Станция «Нариман Нариманов» была одной из самых впечатляющих станций бакинского метро. Множество колонн, словно экзотические золотые стебли цветов, удерживали на раскрывшихся бутонах бетонный небосвод. Все это архитектурное великолепие в сочетании с морем света и огнями прибывающих поездов выдавало просто фантастическую картинку.
Сейчас же все было уже не так круто, станцию уже нельзя было назвать дворцом даже с натяжкой, скорее всего, это было большое общежитие. Или… Пчелиный улей. Как так удалось «завокзальным», сказать сложно, но самострой не изуродовал станцию, а вполне гармонично вписался в ее архитектуру. Али поймал себя на мысли, что ему тут нравится, он словно попал в свое детство, где были эти добрые бакинские дворики, бегущие в небо лестницы, пересекающиеся балконы с веревками, на которых сушится разнокалиберное белье, столики на перроне, где с утра до вечера идет игра: днем – на интерес, вечером – на интерес с деньгами. И тут же, рядом, самовар и жаровня в середине импровизированной веранды. И дети, гоняющие по платформе ржавое колесо…
– Тебе туда, – провожатый указал на дверь в самом конце платформы и тут же словно растворился в воздухе.
– Есть кто? – крикнул Али в пустоту чернеющего коридора.
Молчание, мужчина постоял несколько секунд, а потом сделал шаг.
В этот момент из темного угла раздался короткий смешок.
– Иди, иди. Не стесняйся.
Конечно, Папа без охраны быть не может.
Перед тем как открыть дверь, Али снял ботинки. Комната была небольшой и освещалась лампой, стоящей на столе в дальнем конце. Света было немного, но от этого в помещении было только уютнее. На стене висела большая довоенная карта метро с нанесенными на нее новыми обозначениями, тут же – пожелтевшие плакаты с героями ушедшего в небытие времени. Вот ухмыляется с одной из фотографий китайский дракон Брюс Ли. А это, сложив руки на груди, внимательно рассматривает каждого входящего Цой. Красавицы Сандра и Кетч скромно улыбаются, глядя на гостя.
А на столе лежит стопка виниловых дисков.
Ностальгия.
– Что встал? Садись, гостем будешь.
Голос до жути знакомый. Такой, от которого сердце забилось, готовое выскочить из груди.
Но говорившего не видно. Пока не видно.
Вот он, коротко хихикнув, развернул плафон так, что ослепил Али.

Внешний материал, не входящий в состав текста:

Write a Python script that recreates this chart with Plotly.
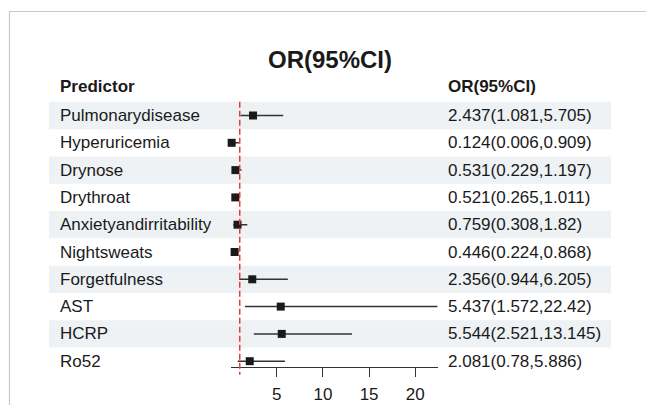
import plotly.graph_objects as go

predictors = ["Pulmonarydisease", "Hyperuricemia", "Drynose", "Drythroat",
              "Anxietyandirritability", "Nightsweats", "Forgetfulness", "AST",
              "HCRP", "Ro52"]
or_vals = [2.437, 0.124, 0.531, 0.521, 0.759, 0.446, 2.356, 5.437, 5.544, 2.081]
ci_low = [1.081, 0.006, 0.229, 0.265, 0.308, 0.224, 0.944, 1.572, 2.521, 0.78]
ci_high = [5.705, 0.909, 1.197, 1.011, 1.82, 0.868, 6.205, 22.42, 13.145, 5.886]
or_text = ["2.437(1.081,5.705)", "0.124(0.006,0.909)", "0.531(0.229,1.197)",
           "0.521(0.265,1.011)", "0.759(0.308,1.82)", "0.446(0.224,0.868)",
           "2.356(0.944,6.205)", "5.437(1.572,22.42)", "5.544(2.521,13.145)",
           "2.081(0.78,5.886)"]
x_ticks = [5, 10, 15, 20]
ref_value = 1

W, H = 646, 405
FONT = "Liberation Sans, Arial, Helvetica, sans-serif"
row0_px, pitch = 115.5, 27.3
n = len(predictors)
idx = list(range(n))

def px(x):
    return x / W

y_top = -row0_px / pitch
y_bot = (H - row0_px) / pitch

fig = go.Figure()

fig.add_trace(go.Scatter(
    x=or_vals, y=idx, mode="markers",
    marker=dict(symbol="square", size=8, color="#1a1a1a"),
    error_x=dict(type="data", symmetric=False,
                 array=[h - o for h, o in zip(ci_high, or_vals)],
                 arrayminus=[o - l for o, l in zip(or_vals, ci_low)],
                 color="#333333", thickness=1.5, width=0),
    showlegend=False, hoverinfo="skip", cliponaxis=False,
))

shapes = []
for i in idx:
    if i % 2 == 0:
        shapes.append(dict(type="rect", xref="paper", yref="y",
                           x0=px(49), x1=px(611), y0=i - 0.5, y1=i + 0.5,
                           fillcolor="#eef2f5", line=dict(width=0), layer="below"))
shapes.append(dict(type="line", xref="x", yref="y", x0=ref_value, x1=ref_value,
                   y0=-0.5, y1=n - 0.5,
                   line=dict(color="#ec3b30", width=1.5, dash="6px,3px")))
# frame
shapes.append(dict(type="line", xref="paper", yref="paper", x0=px(9), x1=1,
                   y0=1 - 11.5 / H, y1=1 - 11.5 / H, line=dict(color="#c8c8c8", width=1.2)))
shapes.append(dict(type="line", xref="paper", yref="paper", x0=px(9.5), x1=px(9.5),
                   y0=0, y1=1 - 11.5 / H, line=dict(color="#c8c8c8", width=1.2)))

annotations = []
for i, (p, t) in enumerate(zip(predictors, or_text)):
    annotations.append(dict(x=px(58), y=i, xref="paper", yref="y", text=p,
                            showarrow=False, xanchor="left", yanchor="middle",
                            font=dict(family=FONT, size=17, color="#1a1a1a")))
    annotations.append(dict(x=px(446), y=i, xref="paper", yref="y", text=t,
                            showarrow=False, xanchor="left", yanchor="middle",
                            font=dict(family=FONT, size=17, color="#1a1a1a")))
annotations.append(dict(x=px(58), y=1 - 87 / H, xref="paper", yref="paper",
                        text="<b>Predictor</b>", showarrow=False, xanchor="left",
                        yanchor="middle", font=dict(family=FONT, size=17, color="#1a1a1a")))
annotations.append(dict(x=px(446), y=1 - 87 / H, xref="paper", yref="paper",
                        text="<b>OR(95%CI)</b>", showarrow=False, xanchor="left",
                        yanchor="middle", font=dict(family=FONT, size=17, color="#1a1a1a")))
annotations.append(dict(x=px(330), y=1 - 59 / H, xref="paper", yref="paper",
                        text="<b>OR(95%CI)</b>", showarrow=False, xanchor="center",
                        yanchor="middle", font=dict(family=FONT, size=24, color="#1a1a1a")))

x0_px = 230.5
unit = 9.24
fig.update_layout(
    width=W, height=H, margin=dict(l=0, r=0, t=0, b=0),
    paper_bgcolor="white", plot_bgcolor="rgba(0,0,0,0)",
    shapes=shapes, annotations=annotations,
    xaxis=dict(domain=[px(x0_px), px(x0_px + unit * max(ci_high))],
               range=[0, max(ci_high)], anchor="free", position=(H - 367) / H,
               tickvals=x_ticks, ticktext=[str(v) for v in x_ticks],
               showline=True, linecolor="#333333", linewidth=1,
               ticks="outside", ticklen=9, tickcolor="#333333", tickwidth=1,
               ticklabelstandoff=3,
               showgrid=False, zeroline=False, automargin=False,
               tickfont=dict(family=FONT, size=17, color="#1a1a1a")),
    yaxis=dict(domain=[0, 1], range=[y_bot, y_top], visible=False,
               showgrid=False, zeroline=False, automargin=False),
)

fig.write_html(
    "out.html",
    config={"displayModeBar": False, "staticPlot": True},
    post_script="document.body.style.margin='0';document.body.style.overflow='hidden';",
)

– Так вот ты какой стал. Наш Алибаба…
Али схватился за грудь, ему не хватало воздуха, а из глаз сами собой потекли слезы.
– Вадька! Вадька!! – закричал Али и бросился навстречу своему давнему другу.
– Узнал, гагулик! Узнал!
Вадим тоже смеялся и плакал одновременно.
Они еще долго стояли, обнявшись, стесняясь своих слез, боясь отпустить друг друга и опять потеряться.
Отступили они только после того, как в дверь постучались.
– А-а, взрослые мужики, деды, а сопли распустили… Входи, Гарик.
Парень поставил на стол поднос, вопросительно посмотрел в сторону Вадима.
– Спасибо, родной. Если что еще захотим, я тебе скажу.
Вадим отошел к столу, отодвинул стул.
– Садись. Отметим нашу встречу.
Али немного замешкался, Вадим понял это по-своему.
– Ара, ты что как неродной? Или не пьешь?!
– Не, – Али засмеялся, – пью, конечно. Разве я ломался когда? Да и есть, если честно, жуть как уже хочу.
– Да кто тебя знает? Времена меняются. Садись, настоечка нашего производства, забористая. И стряпня ничего. Не как у твоей Мехри, конечно. Но достойная.
Али с удивлением посмотрел на друга: получается, Вадим про него знал? Хотел спросить, но тот сделал упреждающий жест: все потом.